**INSTRUCTION:**
Output the full listing below exactly, without the pictures.

----

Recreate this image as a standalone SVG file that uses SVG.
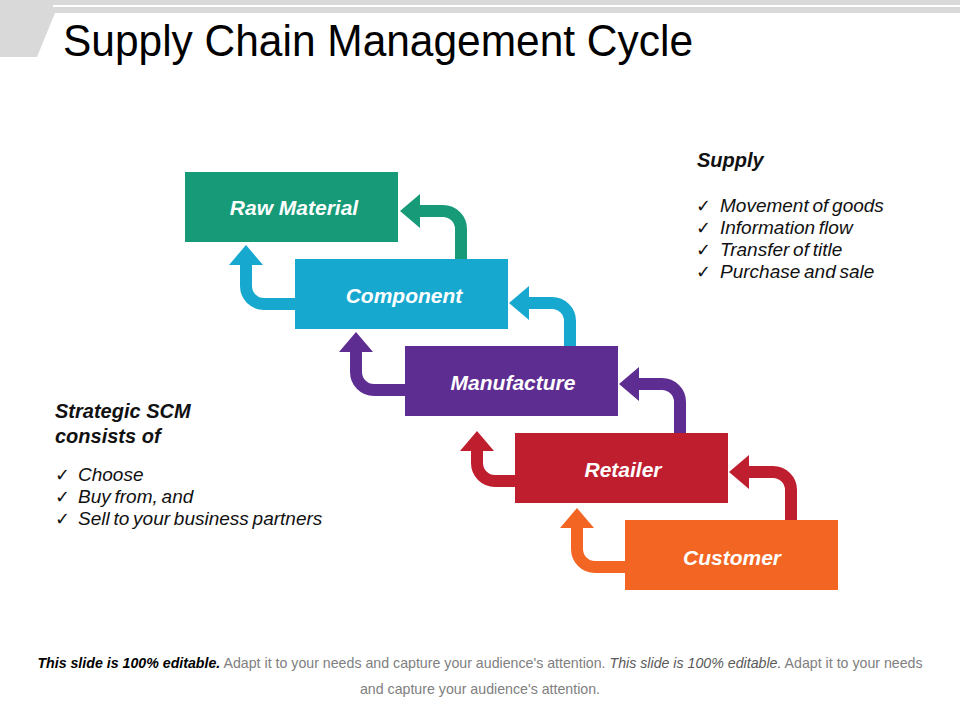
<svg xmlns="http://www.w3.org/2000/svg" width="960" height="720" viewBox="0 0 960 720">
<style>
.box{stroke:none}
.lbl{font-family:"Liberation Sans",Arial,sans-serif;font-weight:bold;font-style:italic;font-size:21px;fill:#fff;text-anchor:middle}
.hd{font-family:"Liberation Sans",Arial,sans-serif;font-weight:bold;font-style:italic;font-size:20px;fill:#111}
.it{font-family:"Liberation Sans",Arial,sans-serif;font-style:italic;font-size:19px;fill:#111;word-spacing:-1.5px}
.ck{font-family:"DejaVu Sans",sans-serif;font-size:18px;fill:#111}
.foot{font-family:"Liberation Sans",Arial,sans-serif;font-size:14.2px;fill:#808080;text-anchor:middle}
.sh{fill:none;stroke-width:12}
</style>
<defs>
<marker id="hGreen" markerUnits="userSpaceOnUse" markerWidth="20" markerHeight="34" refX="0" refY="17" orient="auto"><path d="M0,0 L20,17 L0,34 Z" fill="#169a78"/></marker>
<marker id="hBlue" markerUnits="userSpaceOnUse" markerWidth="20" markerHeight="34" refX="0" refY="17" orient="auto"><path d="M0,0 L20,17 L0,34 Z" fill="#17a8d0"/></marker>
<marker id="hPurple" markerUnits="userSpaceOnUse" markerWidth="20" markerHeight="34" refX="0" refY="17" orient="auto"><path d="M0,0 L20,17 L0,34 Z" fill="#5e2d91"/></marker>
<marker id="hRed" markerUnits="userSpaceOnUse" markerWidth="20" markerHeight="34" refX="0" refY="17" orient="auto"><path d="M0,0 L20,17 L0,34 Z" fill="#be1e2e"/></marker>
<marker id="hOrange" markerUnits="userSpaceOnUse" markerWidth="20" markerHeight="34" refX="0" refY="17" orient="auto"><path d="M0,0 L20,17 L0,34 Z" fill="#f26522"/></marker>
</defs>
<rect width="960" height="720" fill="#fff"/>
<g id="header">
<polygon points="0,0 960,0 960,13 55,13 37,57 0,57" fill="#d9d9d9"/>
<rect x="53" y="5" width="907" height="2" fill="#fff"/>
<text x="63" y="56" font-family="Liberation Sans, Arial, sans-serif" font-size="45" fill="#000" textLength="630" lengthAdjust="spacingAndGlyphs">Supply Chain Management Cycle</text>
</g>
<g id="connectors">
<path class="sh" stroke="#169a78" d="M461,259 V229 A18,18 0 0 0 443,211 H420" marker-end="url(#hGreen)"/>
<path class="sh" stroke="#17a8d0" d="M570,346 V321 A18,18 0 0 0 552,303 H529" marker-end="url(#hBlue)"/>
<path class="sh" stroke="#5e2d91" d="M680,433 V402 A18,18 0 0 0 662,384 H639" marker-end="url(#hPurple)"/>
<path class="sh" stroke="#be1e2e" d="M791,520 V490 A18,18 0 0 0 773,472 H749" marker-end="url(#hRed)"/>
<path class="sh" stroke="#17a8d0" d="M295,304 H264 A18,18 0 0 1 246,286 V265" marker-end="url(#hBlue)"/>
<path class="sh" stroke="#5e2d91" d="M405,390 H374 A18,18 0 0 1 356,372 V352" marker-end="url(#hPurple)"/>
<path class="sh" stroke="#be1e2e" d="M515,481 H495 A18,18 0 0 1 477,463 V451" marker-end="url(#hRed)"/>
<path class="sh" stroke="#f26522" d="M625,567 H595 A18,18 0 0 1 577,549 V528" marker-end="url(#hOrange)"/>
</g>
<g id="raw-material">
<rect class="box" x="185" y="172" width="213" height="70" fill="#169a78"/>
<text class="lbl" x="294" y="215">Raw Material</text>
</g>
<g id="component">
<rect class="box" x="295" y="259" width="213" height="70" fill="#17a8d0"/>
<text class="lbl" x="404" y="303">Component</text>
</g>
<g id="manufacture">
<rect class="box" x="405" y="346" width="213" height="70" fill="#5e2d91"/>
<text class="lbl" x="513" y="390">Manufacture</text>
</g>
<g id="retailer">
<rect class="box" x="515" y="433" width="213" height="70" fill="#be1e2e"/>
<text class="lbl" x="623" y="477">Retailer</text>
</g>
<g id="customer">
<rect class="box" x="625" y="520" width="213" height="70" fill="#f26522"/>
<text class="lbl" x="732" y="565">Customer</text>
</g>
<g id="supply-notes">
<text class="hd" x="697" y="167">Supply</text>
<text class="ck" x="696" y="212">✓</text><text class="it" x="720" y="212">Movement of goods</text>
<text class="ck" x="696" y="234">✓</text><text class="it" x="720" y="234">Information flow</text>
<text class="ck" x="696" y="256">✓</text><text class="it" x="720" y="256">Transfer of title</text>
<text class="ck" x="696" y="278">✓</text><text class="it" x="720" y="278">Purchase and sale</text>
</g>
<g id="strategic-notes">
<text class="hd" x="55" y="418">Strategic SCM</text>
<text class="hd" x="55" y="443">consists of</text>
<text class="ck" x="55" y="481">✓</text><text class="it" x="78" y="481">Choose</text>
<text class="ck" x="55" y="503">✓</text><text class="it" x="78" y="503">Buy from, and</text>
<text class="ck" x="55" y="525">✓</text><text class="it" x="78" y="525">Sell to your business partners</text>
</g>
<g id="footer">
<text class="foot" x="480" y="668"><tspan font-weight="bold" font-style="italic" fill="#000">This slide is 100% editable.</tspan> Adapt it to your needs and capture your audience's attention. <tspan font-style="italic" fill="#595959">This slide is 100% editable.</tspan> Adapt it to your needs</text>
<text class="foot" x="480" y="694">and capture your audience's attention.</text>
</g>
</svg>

----

**COMPLETE RESPONSE:**
Recreate this image as a standalone SVG file that uses SVG.
<svg xmlns="http://www.w3.org/2000/svg" width="960" height="720" viewBox="0 0 960 720">
<style>
.box{stroke:none}
.lbl{font-family:"Liberation Sans",Arial,sans-serif;font-weight:bold;font-style:italic;font-size:21px;fill:#fff;text-anchor:middle}
.hd{font-family:"Liberation Sans",Arial,sans-serif;font-weight:bold;font-style:italic;font-size:20px;fill:#111}
.it{font-family:"Liberation Sans",Arial,sans-serif;font-style:italic;font-size:19px;fill:#111;word-spacing:-1.5px}
.ck{font-family:"DejaVu Sans",sans-serif;font-size:18px;fill:#111}
.foot{font-family:"Liberation Sans",Arial,sans-serif;font-size:14.2px;fill:#808080;text-anchor:middle}
.sh{fill:none;stroke-width:12}
</style>
<defs>
<marker id="hGreen" markerUnits="userSpaceOnUse" markerWidth="20" markerHeight="34" refX="0" refY="17" orient="auto"><path d="M0,0 L20,17 L0,34 Z" fill="#169a78"/></marker>
<marker id="hBlue" markerUnits="userSpaceOnUse" markerWidth="20" markerHeight="34" refX="0" refY="17" orient="auto"><path d="M0,0 L20,17 L0,34 Z" fill="#17a8d0"/></marker>
<marker id="hPurple" markerUnits="userSpaceOnUse" markerWidth="20" markerHeight="34" refX="0" refY="17" orient="auto"><path d="M0,0 L20,17 L0,34 Z" fill="#5e2d91"/></marker>
<marker id="hRed" markerUnits="userSpaceOnUse" markerWidth="20" markerHeight="34" refX="0" refY="17" orient="auto"><path d="M0,0 L20,17 L0,34 Z" fill="#be1e2e"/></marker>
<marker id="hOrange" markerUnits="userSpaceOnUse" markerWidth="20" markerHeight="34" refX="0" refY="17" orient="auto"><path d="M0,0 L20,17 L0,34 Z" fill="#f26522"/></marker>
</defs>
<rect width="960" height="720" fill="#fff"/>
<g id="header">
<polygon points="0,0 960,0 960,13 55,13 37,57 0,57" fill="#d9d9d9"/>
<rect x="53" y="5" width="907" height="2" fill="#fff"/>
<text x="63" y="56" font-family="Liberation Sans, Arial, sans-serif" font-size="45" fill="#000" textLength="630" lengthAdjust="spacingAndGlyphs">Supply Chain Management Cycle</text>
</g>
<g id="connectors">
<path class="sh" stroke="#169a78" d="M461,259 V229 A18,18 0 0 0 443,211 H420" marker-end="url(#hGreen)"/>
<path class="sh" stroke="#17a8d0" d="M570,346 V321 A18,18 0 0 0 552,303 H529" marker-end="url(#hBlue)"/>
<path class="sh" stroke="#5e2d91" d="M680,433 V402 A18,18 0 0 0 662,384 H639" marker-end="url(#hPurple)"/>
<path class="sh" stroke="#be1e2e" d="M791,520 V490 A18,18 0 0 0 773,472 H749" marker-end="url(#hRed)"/>
<path class="sh" stroke="#17a8d0" d="M295,304 H264 A18,18 0 0 1 246,286 V265" marker-end="url(#hBlue)"/>
<path class="sh" stroke="#5e2d91" d="M405,390 H374 A18,18 0 0 1 356,372 V352" marker-end="url(#hPurple)"/>
<path class="sh" stroke="#be1e2e" d="M515,481 H495 A18,18 0 0 1 477,463 V451" marker-end="url(#hRed)"/>
<path class="sh" stroke="#f26522" d="M625,567 H595 A18,18 0 0 1 577,549 V528" marker-end="url(#hOrange)"/>
</g>
<g id="raw-material">
<rect class="box" x="185" y="172" width="213" height="70" fill="#169a78"/>
<text class="lbl" x="294" y="215">Raw Material</text>
</g>
<g id="component">
<rect class="box" x="295" y="259" width="213" height="70" fill="#17a8d0"/>
<text class="lbl" x="404" y="303">Component</text>
</g>
<g id="manufacture">
<rect class="box" x="405" y="346" width="213" height="70" fill="#5e2d91"/>
<text class="lbl" x="513" y="390">Manufacture</text>
</g>
<g id="retailer">
<rect class="box" x="515" y="433" width="213" height="70" fill="#be1e2e"/>
<text class="lbl" x="623" y="477">Retailer</text>
</g>
<g id="customer">
<rect class="box" x="625" y="520" width="213" height="70" fill="#f26522"/>
<text class="lbl" x="732" y="565">Customer</text>
</g>
<g id="supply-notes">
<text class="hd" x="697" y="167">Supply</text>
<text class="ck" x="696" y="212">✓</text><text class="it" x="720" y="212">Movement of goods</text>
<text class="ck" x="696" y="234">✓</text><text class="it" x="720" y="234">Information flow</text>
<text class="ck" x="696" y="256">✓</text><text class="it" x="720" y="256">Transfer of title</text>
<text class="ck" x="696" y="278">✓</text><text class="it" x="720" y="278">Purchase and sale</text>
</g>
<g id="strategic-notes">
<text class="hd" x="55" y="418">Strategic SCM</text>
<text class="hd" x="55" y="443">consists of</text>
<text class="ck" x="55" y="481">✓</text><text class="it" x="78" y="481">Choose</text>
<text class="ck" x="55" y="503">✓</text><text class="it" x="78" y="503">Buy from, and</text>
<text class="ck" x="55" y="525">✓</text><text class="it" x="78" y="525">Sell to your business partners</text>
</g>
<g id="footer">
<text class="foot" x="480" y="668"><tspan font-weight="bold" font-style="italic" fill="#000">This slide is 100% editable.</tspan> Adapt it to your needs and capture your audience's attention. <tspan font-style="italic" fill="#595959">This slide is 100% editable.</tspan> Adapt it to your needs</text>
<text class="foot" x="480" y="694">and capture your audience's attention.</text>
</g>
</svg>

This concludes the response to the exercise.